Posted by ManifestoOfThePhoenix
on November 25th, 2012 at 10:02 PM
I hate it when people feel that all conflicts have a a hero a villian. it's a myth. I've been in this terrible relationship in which I just couldn't stand to let the girl in question be right about things because every time she was wrong she'd get so insistent and angry at me for making and error and then sit on it like crazy. Reminds me of my own sister. She has simiiar problems. She makes intellectual leaps and beleives urban myths and when you call it a myth she says it's been proven and never does prove it . I coudln't take it anymore. it was like she couldn't gracefully back down or agree to disagree she had to be damn right so it made damn certain so did I . I can't stand people like this and now she's gone and we were together for awhile but now I tried to apologize to her but all I got was flamed back and now she's calling me a pathological liar because i wanted harmony between us but was so unstable i had trouble backing down from our fights even though i didn't really want to be right all badly, i just wanted her to realize she could be wrong and falseified. She's got an ego like you wouldn't believe and yet claims to have a low self esteem.
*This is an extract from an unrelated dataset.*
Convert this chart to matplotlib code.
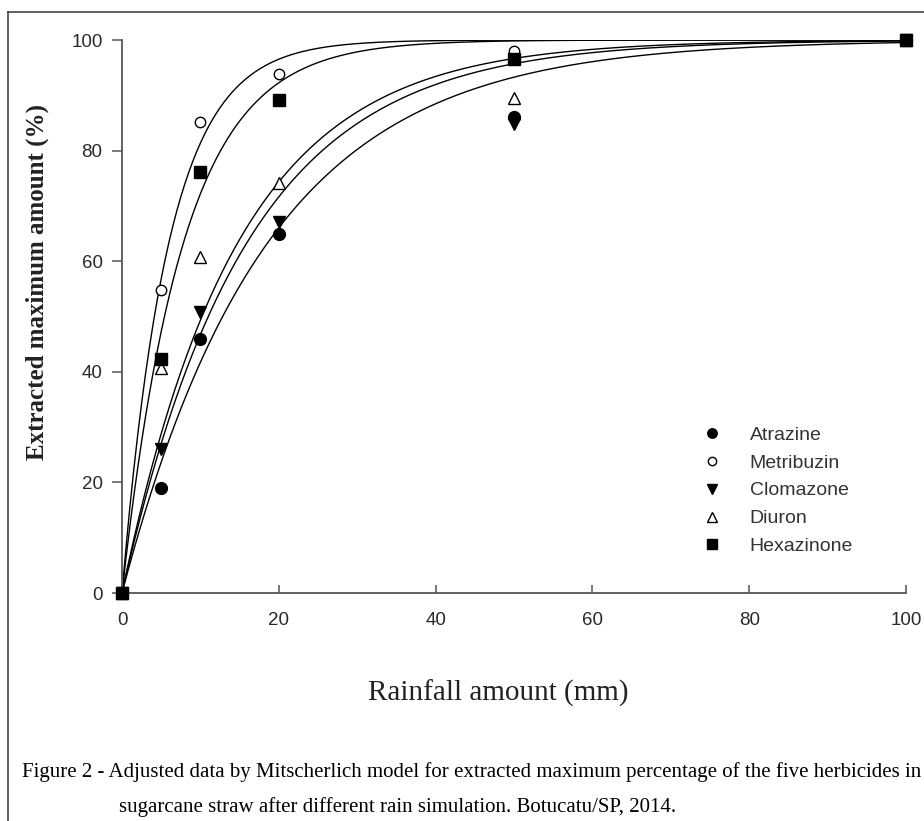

Calls me a pathological liar and wonders if anything that happened between us was true but the truth is I just said what i was feeling from minute to minute and because i''m not consistent i'm a liar and because I convinced myself I was ready for her when i still had **** to get over I must have lied to her. Right? right. Now I'm trying to let go but i' made the mistake of writing a few post about how i wasn't the only one who messed up and she keeps finding me and stirring more **** into the pot and i'm trying to be the bigger person and just let go now. I don't want a reply from her and I won't write back. I had to change my username. I'm trying to hide.